PKW ustaliła, że nieprawidłowości w wydatkowaniu pieniędzy podczas kampanii wyborczej przez PiS wyniosły 3,6 mln zł.
Dotacja dla PiS, pokrywająca wydatki na kampanię wyborczą, miała zostać pomniejszona jednorazowo o trzykrotność zakwestionowanej kwoty, czyli o 10,8 mln zł.
O taką samą kwotę miała być co roku obcinana blisko 26-milionowa roczna subwencja na działalność partii. Przez cztery lata kadencji PiS straciłoby więc na subwencji 43,2 mln zł.
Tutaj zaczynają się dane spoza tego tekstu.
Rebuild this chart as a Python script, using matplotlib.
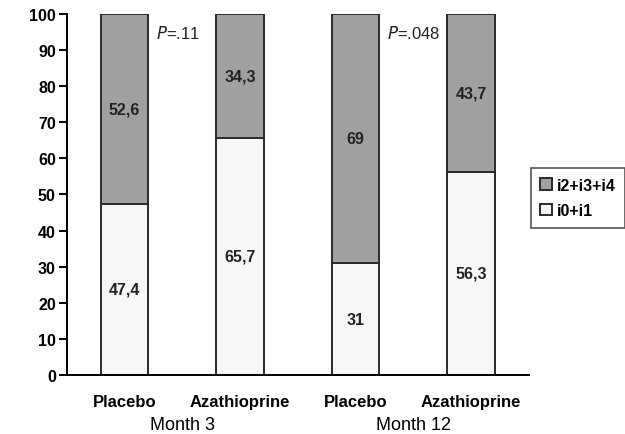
import numpy as np
import matplotlib
matplotlib.use('Agg')
from matplotlib import pyplot as plt

plt.rcParams['font.family'] = ['Liberation Sans', 'DejaVu Sans']

groups = ['Placebo', 'Azathioprine', 'Placebo', 'Azathioprine']
months = ['Month 3', 'Month 12']
low = [47.4, 65.7, 31, 56.3]      # i0+i1
high = [52.6, 34.3, 69, 43.7]     # i2+i3+i4
low_txt = ['47,4', '65,7', '31', '56,3']
high_txt = ['52,6', '34,3', '69', '43,7']
pvals = ['=.11', '=.048']

fig = plt.figure(figsize=(6.25, 4.35), dpi=100)
ax = fig.add_axes([0.107, 0.1356, 0.739, 0.83])

x = np.arange(len(groups)) + 0.5
w = 0.41
b1 = ax.bar(x, low, w, color='#f7f7f7', edgecolor='#2a2a2a', linewidth=1.4, label='i0+i1')
b2 = ax.bar(x, high, w, bottom=low, color='#a0a0a0', edgecolor='#2a2a2a', linewidth=1.4, label='i2+i3+i4')

for i in range(len(groups)):
    ax.text(x[i], low[i] / 2, low_txt[i], ha='center', va='center', fontsize=11.5, fontweight='bold', color='#222222')
    ax.text(x[i], low[i] + high[i] / 2, high_txt[i], ha='center', va='center', fontsize=11.5, fontweight='bold', color='#222222')

# P values
for j, p in enumerate(pvals):
    ax.text(x[2 * j] + 0.27, 95, '$P$' + p, ha='left', va='center', fontsize=12, color='#222222')

ax.set_xlim(0, 4)
ax.set_ylim(0, 100)
ax.set_yticks(range(0, 101, 10))
ax.tick_params(axis='y', direction='out', length=6, width=1.4, labelsize=11.5, pad=2)
for t in ax.get_yticklabels():
    t.set_fontweight('bold')
ax.set_xticks(x)
ax.set_xticklabels(groups, fontsize=12, fontweight='bold')
ax.tick_params(axis='x', length=0, pad=14)
for j, m in enumerate(months):
    ax.text((x[2 * j] + x[2 * j + 1]) / 2, -0.137, m, transform=ax.get_xaxis_transform(),
            ha='center', va='center', fontsize=13)

ax.spines['top'].set_visible(False)
ax.spines['right'].set_visible(False)
ax.spines['left'].set_linewidth(1.4)
ax.spines['bottom'].set_linewidth(1.4)

leg = ax.legend(handles=[b2, b1], loc='upper left', bbox_to_anchor=(1.004, 0.573),
                frameon=True, fancybox=False, edgecolor='#2a2a2a', fontsize=11.5,
                handlelength=0.75, handleheight=0.75, handletextpad=0.3, borderpad=0.6,
                labelspacing=0.65, borderaxespad=0)
leg.get_frame().set_linewidth(1.2)
for t in leg.get_texts():
    t.set_fontweight('bold')

plt.savefig('out.png', dpi=100)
Dodatkowo, PiS powinno zwrócić Skarbowi Państwa całą zakwestionowaną w sprawozdaniu kwotę, czyli 3,6 mln zł.
Łączne straty PiS wyniosłyby więc 57,8 mln zł.
18 listopada PKW podjęła jednak jeszcze jedną uchwałę – tym razem o odrzuceniu sprawozdania finansowego PiS za cały 2023 rok.
To oznaczałoby dla PiS całkowitą utratę subwencji do 2027 roku, czyli aż 77,3 mln złotych (3 x 25,9 mln). Również tę decyzję partia zaskarżyła już do Izby Kontroli Nadzwyczajnej i Spraw Publicznych SN.
Izba Kontroli Nadzwyczajnej i Spraw Publicznych SN została stworzona w czasach rządów PiS. Według TSUE nie jest jednak legalnie działającym sądem.